I don't think so. I think the future is one in which the flashforward did not happen, and that the Nazi Prisoner was playing them when he said that he knew that telling them his flashforward was what had got him released. Notice that he did not actually provide them with any information. He told them about the crows, but I seriously doubt that had not been noticed by other (unshown) researchers.

By oscarzoalaster (not verified) on 16 Oct 2009 #permalink

@oscarzoalaster

Then what about the main character's vision? He's investigating the flashforward in a future where it didn't happen?

@hawkins
That's what a lot of other people tell him, so I don't think there's anything odd about that.
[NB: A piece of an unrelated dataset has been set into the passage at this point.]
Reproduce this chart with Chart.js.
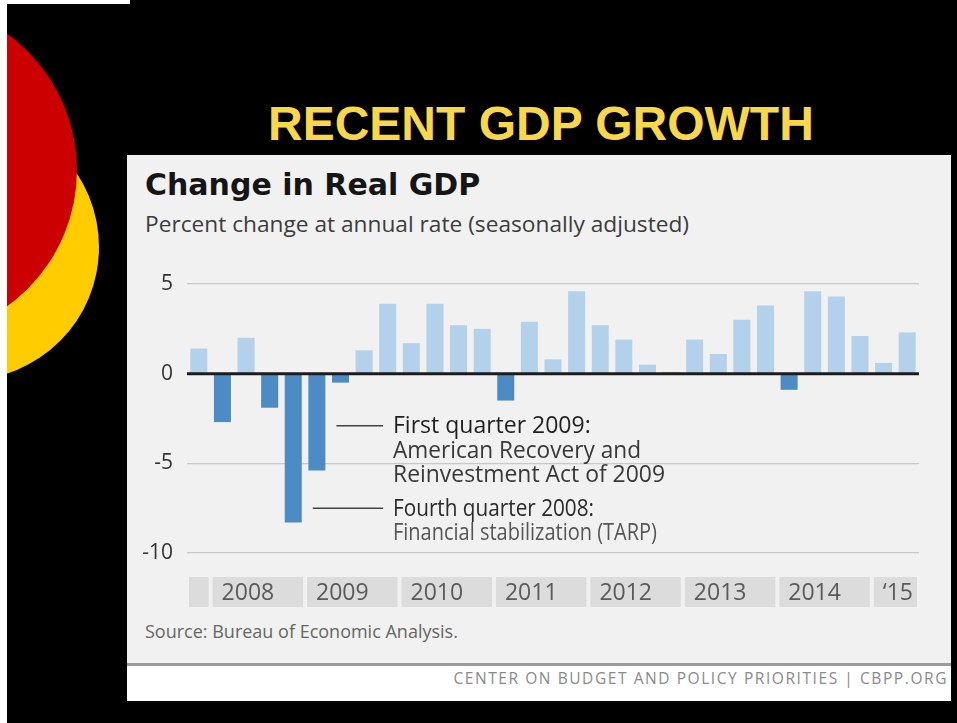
<!DOCTYPE html>
<html>
<head>
<meta charset="utf-8">
<title>Recent GDP Growth</title>
<script src="https://cdn.jsdelivr.net/npm/chart.js@4.4.1/dist/chart.umd.min.js"></script>
<style>
	html, body { margin: 0; padding: 0; }
	body {
		width: 957px; height: 723px; background: #000;
		position: relative; overflow: hidden;
		font-family: 'Open Sans', sans-serif;
	}
	.abs { position: absolute; white-space: nowrap; }
	#dotYellow { left: -167px; top: 114px; width: 266px; height: 266px; border-radius: 50%; background: #ffcc00; }
	#dotRed { left: -259px; top: 2px; width: 336px; height: 336px; border-radius: 50%; background: #cc0000; }
	#edgeLeft { left: 0; top: 0; width: 7px; height: 723px; background: #fff; }
	#edgeTop { left: 0; top: 0; width: 130px; height: 4px; background: #fff; }
	#slideTitle {
		left: 268px; top: 96px; line-height: 48px;
		font: bold 48px 'Liberation Sans', Arial, sans-serif; color: #f8d74a;
	}
	#panel { left: 127px; top: 155px; width: 824px; height: 508px; background: #f1f1f1; }
	#divider { left: 127px; top: 663px; width: 824px; height: 3px; background: #9c9c9c; }
	#footer { left: 127px; top: 666px; width: 824px; height: 35px; background: #fff; }
	#chartTitle {
		left: 145px; top: 167px; line-height: 30px;
		font: bold 30px 'DejaVu Sans', sans-serif; color: #151515;
	}
	#chartSub { left: 145px; top: 212px; line-height: 23px; font-size: 22.7px; color: #3c3c3c; }
	#source { left: 145px; top: 622px; line-height: 18px; font-size: 18px; color: #666; }
	#credit {
		left: 127px; width: 821px; top: 670px; line-height: 16px; text-align: right;
		font-size: 15.5px; letter-spacing: 1.57px; color: #8a8a8a;
	}
	#chartBox { left: 127px; top: 250px; width: 824px; height: 400px; }
</style>
</head>
<body>
<div class="abs" id="dotYellow"></div>
<div class="abs" id="dotRed"></div>
<div class="abs" id="edgeLeft"></div>
<div class="abs" id="edgeTop"></div>
<div class="abs" id="slideTitle">RECENT GDP GROWTH</div>
<div class="abs" id="panel"></div>
<div class="abs" id="divider"></div>
<div class="abs" id="footer"></div>
<div class="abs" id="chartTitle">Change in Real GDP</div>
<div class="abs" id="chartSub">Percent change at annual rate (seasonally adjusted)</div>
<div class="abs" id="source">Source: Bureau of Economic Analysis.</div>
<div class="abs" id="credit">CENTER ON BUDGET AND POLICY PRIORITIES | CBPP.ORG</div>
<div class="abs" id="chartBox"><canvas id="chart" width="824" height="400"></canvas></div>

<script>
// quarterly real GDP change, annual rate, %
const quarters = [
	'2007 Q4',
	'2008 Q1', '2008 Q2', '2008 Q3', '2008 Q4',
	'2009 Q1', '2009 Q2', '2009 Q3', '2009 Q4',
	'2010 Q1', '2010 Q2', '2010 Q3', '2010 Q4',
	'2011 Q1', '2011 Q2', '2011 Q3', '2011 Q4',
	'2012 Q1', '2012 Q2', '2012 Q3', '2012 Q4',
	'2013 Q1', '2013 Q2', '2013 Q3', '2013 Q4',
	'2014 Q1', '2014 Q2', '2014 Q3', '2014 Q4',
	'2015 Q1', '2015 Q2',
];
const gdpChange = [
	1.4,
	-2.7, 2.0, -1.9, -8.3,
	-5.4, -0.5, 1.3, 3.9,
	1.7, 3.9, 2.7, 2.5,
	-1.5, 2.9, 0.8, 4.6,
	2.7, 1.9, 0.5, 0.1,
	1.9, 1.1, 3.0, 3.8,
	-0.9, 4.6, 4.3, 2.1,
	0.6, 2.3,
];
const years = ['2007', '2008', '2009', '2010', '2011', '2012', '2013', '2014', '2015'];
const yearLabels = ['', '2008', '2009', '2010', '2011', '2012', '2013', '2014', '\u201815'];
const yTicks = [5, 0, -5, -10];

// callout text; fit = squeeze a line to the width it takes in the original
const notes = [
	{
		index: 5, at: -2.9,
		lines: ['First quarter 2009:', 'American Recovery and', 'Reinvestment Act of 2009'],
		colors: ['#1f1f1f', '#383838', '#383838'],
		fit: [204, 248, 272],
	},
	{
		index: 4, at: -7.5,
		lines: ['Fourth quarter 2008:', 'Financial stabilization (TARP)'],
		colors: ['#2a2a2a', '#555'],
		fit: [201, 264],
	},
];

const zeroLine = {
	id: 'zeroLine',
	afterDatasetsDraw(chart) {
		const { ctx, chartArea, scales } = chart;
		const y = scales.y.getPixelForValue(0);
		ctx.save();
		ctx.strokeStyle = '#1c1c1c';
		ctx.lineWidth = 3;
		ctx.beginPath();
		ctx.moveTo(chartArea.left, y);
		ctx.lineTo(chartArea.right, y);
		ctx.stroke();
		ctx.restore();
	},
};

const yearBand = {
	id: 'yearBand',
	afterDraw(chart) {
		const { ctx, chartArea, scales } = chart;
		const x = scales.x;
		const step = x.width / quarters.length;
		const top = chartArea.bottom + 24;
		const h = 30;
		ctx.save();
		ctx.font = '23px "Open Sans"';
		ctx.textAlign = 'left';
		ctx.textBaseline = 'middle';
		years.forEach((yr, i) => {
			const idx = [];
			quarters.forEach((q, j) => { if (q.startsWith(yr)) idx.push(j); });
			const left = x.getPixelForValue(idx[0]) - step / 2 + 2;
			const right = x.getPixelForValue(idx[idx.length - 1]) + step / 2 - 2;
			ctx.fillStyle = '#dcdcdc';
			ctx.fillRect(left, top, right - left, h);
			ctx.fillStyle = '#5a5a5a';
			ctx.fillText(yearLabels[i], left + 9, top + h / 2 + 1);
		});
		ctx.restore();
	},
};

const callouts = {
	id: 'callouts',
	afterDraw(chart) {
		const { ctx, chartArea, scales } = chart;
		const bars = chart.getDatasetMeta(0).data;
		const textX = chartArea.left + 206;
		ctx.save();
		ctx.font = '23px "Open Sans"';
		ctx.textAlign = 'left';
		ctx.textBaseline = 'alphabetic';
		notes.forEach(n => {
			const bar = bars[n.index];
			const y = scales.y.getPixelForValue(n.at);
			ctx.strokeStyle = '#444';
			ctx.lineWidth = 1.5;
			ctx.beginPath();
			ctx.moveTo(bar.x + bar.width / 2 + 11, y);
			ctx.lineTo(textX - 10, y);
			ctx.stroke();
			n.lines.forEach((t, k) => {
				ctx.fillStyle = n.colors[k];
				ctx.fillText(t, textX, y + 7.5 + k * 24.5, n.fit[k]);
			});
		});
		ctx.restore();
	},
};

const config = {
	type: 'bar',
	data: {
		labels: quarters,
		datasets: [
			{
				label: 'Change in Real GDP',
				data: gdpChange,
				backgroundColor: gdpChange.map(v => (v < 0 ? '#4d8bc4' : '#b3d1ea')),
				barPercentage: 0.72,
				categoryPercentage: 1,
			},
		],
	},
	options: {
		responsive: false,
		animation: false,
		layout: { padding: { top: 34, right: 32, bottom: 97, left: 0 } },
		plugins: {
			legend: { display: false },
			tooltip: { enabled: false },
		},
		scales: {
			x: { display: false },
			y: {
				min: -10,
				max: 5,
				afterFit: s => { s.width = 60; },
				afterBuildTicks: s => { s.ticks = yTicks.map(v => ({ value: v })); },
				border: { display: false },
				grid: {
					drawTicks: false,
					color: c => (c.tick.value === 0 ? 'rgba(0,0,0,0)' : '#c8c8c8'),
					lineWidth: 1.2,
				},
				ticks: {
					padding: 14,
					color: '#333',
					font: { family: 'Open Sans', size: 21 },
				},
			},
		},
	},
	plugins: [zeroLine, yearBand, callouts],
};

function renderChart() {
	const chartCanvas = document.getElementById('chart');
	new Chart(chartCanvas, config);
}

renderChart();
</script>
</body>
</html>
He assumes the worst, others suggest he was just sleeping. He's a pessimist, not a plot hole.

These questions are legitimate, as the proble the fuzzy fractal border between Science Fiction and Sci-Fi.

I quite like the series, albeit differences abound between it and the original novel, which was (to me) clearly Science Fiction. I like canned asparagus, and I like fresh asparagus. They differ. So?

The problem with a TV series or novel in which a Big Thing affects everyone on Earth is: not everyone is cinematic. On the flip side, a novel can show the rich interior life of someone who is boring on screen.

So the test of Stfnal authenticity: are the highly selected characters who get close ups THINKING about the Big Thing, and their own connection to it? I see that the answer is clearly "yes" in both novel as TV series.